Menguak Desa Sejahtera Astra Petani Kopi Kabupaten Agam Sumbar
Satu tahun belakangan ini, PT Famili Agrowisata Mahakarya (FAM) menjadi Fasilitator Desa Sejahtera Astra (DSA) petani kopi di Kabupaten Agam, Sumatera Barat. Kegiatan yang dilakukan adalah Agroforestri kopi. Sedikitnya ada 9 desa di kabupaten menjadi binaan Astra International. Bagaimana Hasilnya?
PT Famili Agrowisata Mahakarya,Rural Community Development (PT FAM), berperan sebagai fasilitator bekerjasama dengan Astra International mendampingi suatu desa atau beberapa desa binaan yang telah disetujui. Mulai tahapan penyerahan proposal tentang potret seperti apa potensi desa tersebut, bagiamana kondisi eksistingnya dan sebagainya. Kemudian diusulkan dan disetujui, lalu berlanjut ke perjanjian kerja sama. Demikian awal PT FAM masuk sebagai mitra petani untuk Program Desa Sejahtera Astra (DSA).
Di dalam perjanjian kerja sama tersebut, disepakati Astra dengan fasilitator tentang apa saja target yang akan dicapai dalam satu tahun pendampingan. Ada 4 indikator (parameter), yaitu: pertama, seberapa banyak masyarakat yang terpapar program DSA tersebut. Sedikitnya ada 1947 orang yang terpapar program DSA. “Masyarakat terpapar program setelah mengikuti kegiatan yang dilakukan, seperti audiensi, observasi, sosialisasi, survei, pameran, pendampingan dan peningkatan kapasitas secara berkala,” ujar Atika Risyad Founder & CEO PT Famili Agrowisata Mahakarya (PT FAM) kepada pelakubisnis.com.
Indikator kedua, peningkatan pendapatan. Di mana penerima manfaat mengalami peningkatan pendapatan yang beragam. Hal ini disebabkan perbedaan periode dari pengembangan program di masing-masing nagari serta kondisi awal desa dan komoditas kopi yang ada di desa tersebut. “Peningkatan pendapatan mencapai 56 persen dibandingkan pendapatan petani sebelum diadakan pendampingan,” lanjut wanita berdarah Minang ini.
Ketiga, penyerapan tenaga kerja mencapai 57 tenaga kerja baru. Tenaga kerja baru merupakan local champion yang terdiri dari petani kopi, Kelompok Usaha Perhutanan Sosial (KUPS) dan wali jorong.
Keempat, jumlah produk yang terserap pasar. Sejauh ini jumlah produk terserap pasar dan sulit untuk memenuhi permintaan pasar.

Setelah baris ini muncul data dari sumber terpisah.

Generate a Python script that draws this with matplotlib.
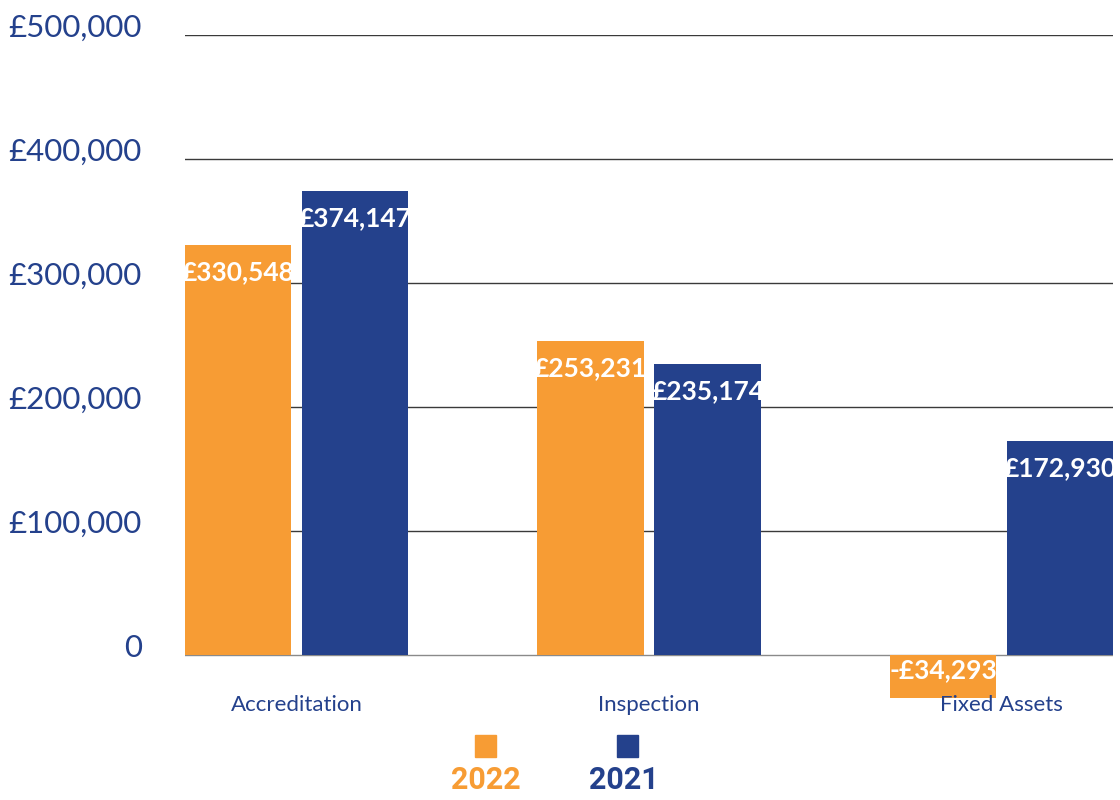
import numpy as np
import matplotlib.pyplot as plt
from matplotlib.patches import Rectangle
from matplotlib.transforms import ScaledTranslation

# Datos
categories = ["Accreditation", "Inspection", "Fixed Assets"]
values_2022 = [330548, 253231, -34293]
values_2021 = [374147, 235174, 172930]
series_names = ["2022", "2021"]
yticks = [0, 100000, 200000, 300000, 400000, 500000]
ytick_labels = ["0", "£100,000", "£200,000", "£300,000", "£400,000", "£500,000"]

orange = "#F79C34"
blue = "#24418C"

fig = plt.figure(figsize=(11.2, 8), dpi=100)
ax = fig.add_axes([185 / 1120, 1 - 705 / 800, 928 / 1120, 670 / 800])

x = np.arange(len(categories))
width = 0.301
shift = 0.166

bars_a = ax.bar(x - shift, values_2022, width, color=orange, zorder=3)
bars_b = ax.bar(x + shift, values_2021, width, color=blue, zorder=3)

ax.set_xlim(-shift - width / 2, len(categories) - 1 + shift + width / 2)
ax.set_ylim(-40000, 500000)

# Líneas de la cuadrícula
for t in yticks:
    ax.axhline(t, color="#3a3a3a" if t else "#8a8a8a", lw=1, zorder=1)

ax.set_yticks(yticks)
ax.set_yticklabels(ytick_labels, fontsize=22.5, color=blue, family="Lato")
ax.tick_params(axis="y", length=0, pad=31)
offset = ScaledTranslation(0, 10 / 100, fig.dpi_scale_trans)
for lab in ax.get_yticklabels():
    lab.set_transform(lab.get_transform() + offset)

ax.set_xticks([])
for s in ax.spines.values():
    s.set_visible(False)

# Etiquetas de categorías
for i, cat in enumerate(categories):
    ax.text(i, 0, cat, transform=ax.get_xaxis_transform(), ha="center",
            va="center", fontsize=16, color=blue, family="Lato")

# Etiquetas de valores dentro de las barras
for bars, vals in [(bars_a, values_2022), (bars_b, values_2021)]:
    for bar, v in zip(bars, vals):
        txt = f"£{v:,}" if v >= 0 else f"-£{abs(v):,}"
        cx = bar.get_x() + bar.get_width() / 2
        if v >= 0:
            t = ax.annotate(txt, (cx, v), xytext=(0, -11), textcoords="offset points",
                            ha="center", va="top", color="white", fontsize=19,
                            fontweight="bold", family="Lato", zorder=4)
        else:
            t = ax.annotate(txt, (cx, 0), xytext=(0, -2), textcoords="offset points",
                            ha="center", va="top", color="white", fontsize=19,
                            fontweight="bold", family="Lato", zorder=4)
        t.set_clip_path(bar)

# Leyenda manual
legend_pos = [(475, 486), (617, 624)]
for (sx, tx), name, col in zip(legend_pos, series_names, [orange, blue]):
    fig.add_artist(Rectangle((sx / 1120, 1 - 757 / 800), 21 / 1120, 22 / 800,
                             color=col, transform=fig.transFigure))
    fig.text(tx / 1120, 1 - 780 / 800, name, ha="center", va="center",
             fontsize=22, fontweight="bold", color=col, family="Roboto")

fig.savefig("out.png", dpi=100)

Oleh karena itu, dilakukan peningkatan kualitas, kuantitas dan kontinuitas dari produk kopi maupun artisan tea (teh yang diproduksi secara manual dan tradisional-red).
“Kami bekerjasama dengan 4 parameter tersebut untuk pengukuran sebagai indikator keberhasilan. Nanti secara berkala akan dilaporkan dan nantinya akan ada achievement-achievement yang akan diberikan,” tambah Atika.
Lebih lanjut ditambahkan, sejak awal PT FAM dan Astra masuk ke beberapa desa di Kabupaten Agam, memang langsung fokus pada peningkatan kualitas dan kuantitas produk, muatan kelembagaan atau pemasaran. Di September 2022, mulai melakukan sosialisasi program di 3 desa. Salah satunya KUPS Agroforestri Kopi. Mereka ada di area hutan sosial yang mendapat perizinan Perhutanan Sosial seluas 484 hektar. KUPS yang ada di sana sudah menjadi petani kopi. Tapi, banyak pohon kopi peninggalan zaman Belanda.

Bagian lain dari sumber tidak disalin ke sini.